I used to have a business called Dollar Workout Club, and my business partners and I would meet up every now and again for a few weeks and record workout videos for the business. It was a lot of work, but we made it fun. Years ago, I was at one of these recording sessions while my kids stayed with family. We’d record Snapchat videos and share our process on social media. One night, an anonymous person sent me a Snapchat with a blank black screen that just said something like, “You must be a great mom leaving your kids so you can “work” all the time.”
I remember that message so clearly. All I wanted to do was write that person an angry message about how hard it was to leave my kids, how much guilt I already had as a working mom, and how they had no right to assume anything about my life. But I didn’t. That is just one example of the negative messages people have sent me, and sometimes continue to send me, and what I’ve learned from it.
Don’t Spend Any Energy on Them
Sometimes the people who hurt us aren’t random anonymous people on the internet, sometimes they are people that we love. That makes it even more difficult to manage, but neither person is worth your energy. It can be so tempting to write out a big, long paragraph about how they hurt you and why their words are not okay. Unfortunately, that often fuels their fire. I’ve learned that it’s best to ignore them, block them, or walk away from them. The more energy I spend on them, the more power they take from me. On my social media, it’s my page my rules, so those people often get blocked. But I never give them a response other than the block button.
Instead of focusing on them, I focus on me. Why was I triggered by what they said? How can I work on myself to work through that trigger? Often, we feel most compelled to answer back to negative people when they hit an insecurity of ours. You can’t control them, you can only control you and your reaction to them. In the case of the anonymous Snapchat person, they did hit an insecurity of mine about leaving my kids. Instead of answering them, I worked harder to give myself more grace about working and being a mom.
Understanding that Hurt People Hurt People
In terms of people we love, or even the trolls on the internet, it can be helpful to remember that the people who hurt others, are often hurting the most. This can help to be more compassionate and to feel sorry for those people instead of feeling angry. However, it’s still possible to be compassionate while holding them accountable for their actions. You can still block them, avoid wasting any energy on them, or spend less time with them, while also feeling sorry for them. Be careful not to attach your self-worth to their words.

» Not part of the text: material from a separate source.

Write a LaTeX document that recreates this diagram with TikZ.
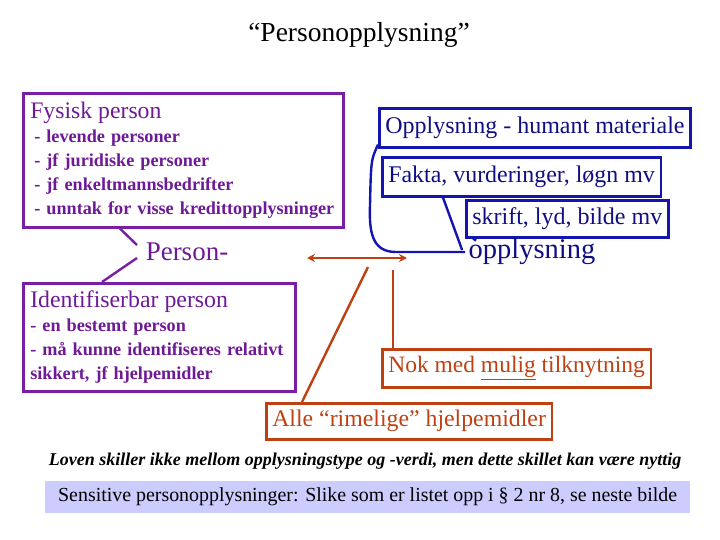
\documentclass[tikz,border=0pt]{standalone}
\usepackage{fontspec}
\setmainfont{Liberation Serif}
\usetikzlibrary{arrows.meta,calc}

\definecolor{purp}{RGB}{122,30,165}
\definecolor{purptext}{RGB}{110,25,150}
\definecolor{blu}{RGB}{20,20,175}
\definecolor{blutext}{RGB}{15,15,130}
\definecolor{rust}{RGB}{190,65,20}
\definecolor{lavender}{RGB}{204,204,255}

\begin{document}
\begin{tikzpicture}[x=1pt,y=-1pt]
    % Define styles for the boxes and lines
    \tikzstyle{pbox} = [draw=purp, line width=2.6pt, text=purptext, inner xsep=7pt, inner ysep=3pt, align=left]
    \tikzstyle{bbox} = [draw=blu, line width=2.6pt, text=blutext, inner xsep=6pt, inner ysep=3pt, minimum height=39]
    \tikzstyle{rbox} = [draw=rust, line width=2.6pt, text=rust, inner xsep=6pt, inner ysep=3pt, minimum height=37]
    \tikzstyle{pline} = [draw=purp, line width=2.4pt]
    \tikzstyle{bline} = [draw=blu, line width=2.4pt]
    \tikzstyle{rline} = [draw=rust, line width=2.4pt]

    \useasboundingbox (0,0) rectangle (720,540);

    % Title
    \node[font=\fontsize{27.5}{32}\selectfont] (title) at (359,35) {“Personopplysning”};

    % Person side
    \node[pbox, anchor=north west, text width=306, minimum height=134,
          font=\fontsize{18.2}{24}\selectfont\bfseries] (fys) at (22,92)
        {{\fontsize{23.7}{26}\selectfont\mdseries Fysisk person}\\[0pt]
         \hspace{4pt}- levende personer\\
         \hspace{4pt}- jf juridiske personer\\
         \hspace{4pt}- jf enkeltmannsbedrifter\\
         \hspace{4pt}- unntak for visse kredittopplysninger};
    \node[text=purptext, font=\fontsize{27}{31}\selectfont] (pers) at (187,252) {Person-};
    \node[pbox, anchor=north west, text width=258, minimum height=108,
          font=\fontsize{18.2}{24}\selectfont\bfseries] (ident) at (22,282)
        {{\fontsize{23.8}{26}\selectfont\mdseries Identifiserbar person}\\[0pt]
         - en bestemt person\\
         - må kunne identifiseres relativt\\
         sikkert, jf hjelpemidler};

    % Opplysning side
    \node[bbox, anchor=north west, font=\fontsize{24}{28}\selectfont] (human) at (378,107) {Opplysning - humant materiale};
    \node[bbox, anchor=north west, font=\fontsize{23.9}{28}\selectfont] (fakta) at (381,156) {Fakta, vurderinger, løgn mv};
    \node[bbox, anchor=north west, minimum height=37, font=\fontsize{24}{28}\selectfont] (skrift) at (465,199) {skrift, lyd, bilde mv};
    \node[text=blutext, font=\fontsize{28.5}{32}\selectfont] (opp) at (532,252) {opplysning};

    % Tilknytning
    \node[rbox, anchor=north west, minimum height=38, font=\fontsize{23.5}{27}\selectfont] (nok) at (381,348) {Nok med \underline{mulig} tilknytning};
    \node[rbox, anchor=north west, minimum height=36, font=\fontsize{23.8}{27}\selectfont] (alle) at (265,402) {Alle “rimelige” hjelpemidler};

    % Bottom notes
    \node[font=\fontsize{18}{21}\selectfont\bfseries\itshape] (loven) at (365,461)
        {Loven skiller ikke mellom opplysningstype og -verdi, men dette skillet kan være nyttig};
    \node[fill=lavender, anchor=north west, minimum width=645, minimum height=32,
          font=\fontsize{19.9}{23}\selectfont] (sens) at (45,481)
        {Sensitive personopplysninger: Slike som er listet opp i § 2 nr 8, se neste bilde};

    % Bracket round Person-
    \coordinate (pa) at (137,245);
    \coordinate (pb) at (137,258);
    \draw[pline] ($(fys.south west)+(98,0)$) -- (pa);
    \draw[pline] (pb) -- ($(ident.north west)+(80,0)$);

    % Connectors to opplysning
    \draw[bline] (opp.west) -- (396,252) .. controls (372,252) and (369,232) .. (370,205)
        .. controls (371,160) .. ($(human.south west)+(0,-4)$);
    \draw[bline] ($(fakta.south west)+(62,0)$) -- ($(opp.west)+(-3,-2)$);
    \draw[bline] ($(skrift.south west)+(8,0)$) -- ($(opp.north west)+(11,5)$);

    % Arrow between the two parts
    \coordinate (al) at (307,258);
    \coordinate (ar) at (407,258);
    \draw[rline, {Stealth[length=8pt,width=8pt]}-{Stealth[length=8pt,width=8pt]}] (al) -- (ar);
    \coordinate (rl) at (368,267);
    \draw[rline] (rl) -- ($(alle.north west)+(37,0)$);
    \draw[rline] ($(nok.north west)+(12,0)$) -- ++(0,-78);
\end{tikzpicture}
\end{document}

Not only do we tend to feel most triggered by our insecurities, hurt people often hurt the people who mirror their insecurities. Maybe the person who messaged me had their own issues about being a good parent, and decided to take that out on me. It wasn’t even about me at all, it was about them. Sometimes it can help to remove yourself from what they said completely. If you’re a happy and positive person, the negative people in your life may be threatened and jealous about your happiness. It’s not up to you to know what their insecurities are. Remember, the only thing you can control is your attitude and your effort.
It’s the hardest when the person hurting you is someone you love, but sometimes the best thing you can do is to be open with your communication when they are hurting you. If they are open to a discussion that’s great, but if not, there’s not a lot that you can control. Some people will come along for the ride and love you through it all, and some won’t. What’s most important is that you lean into the people that do.
You all know I love quotes! Here is one that helps me in these situations: It’s by Theodore Roosevelt:
“It is not the critic who counts; not the man who points out how the strong man stumbles, or where the doer of deeds could have done them better. The credit belongs to the man who is actually in the arena, whose face is marred by dust and sweat and blood; who strives valiantly; who errs, who comes short again and again, because there is no effort without error and shortcoming; but who does actually strive to do the deeds; who knows great enthusiasms, the great devotions; who spends himself in a worthy cause; who at the best knows in the end the triumph of high achievement, and who at the worst, if he fails, at least fails while daring greatly, so that his place shall never be with those cold and timid souls who neither know victory nor defeat.”
It’s easy to criticize those who are in the arena while you’re on the sidelines.
You’re in the arena.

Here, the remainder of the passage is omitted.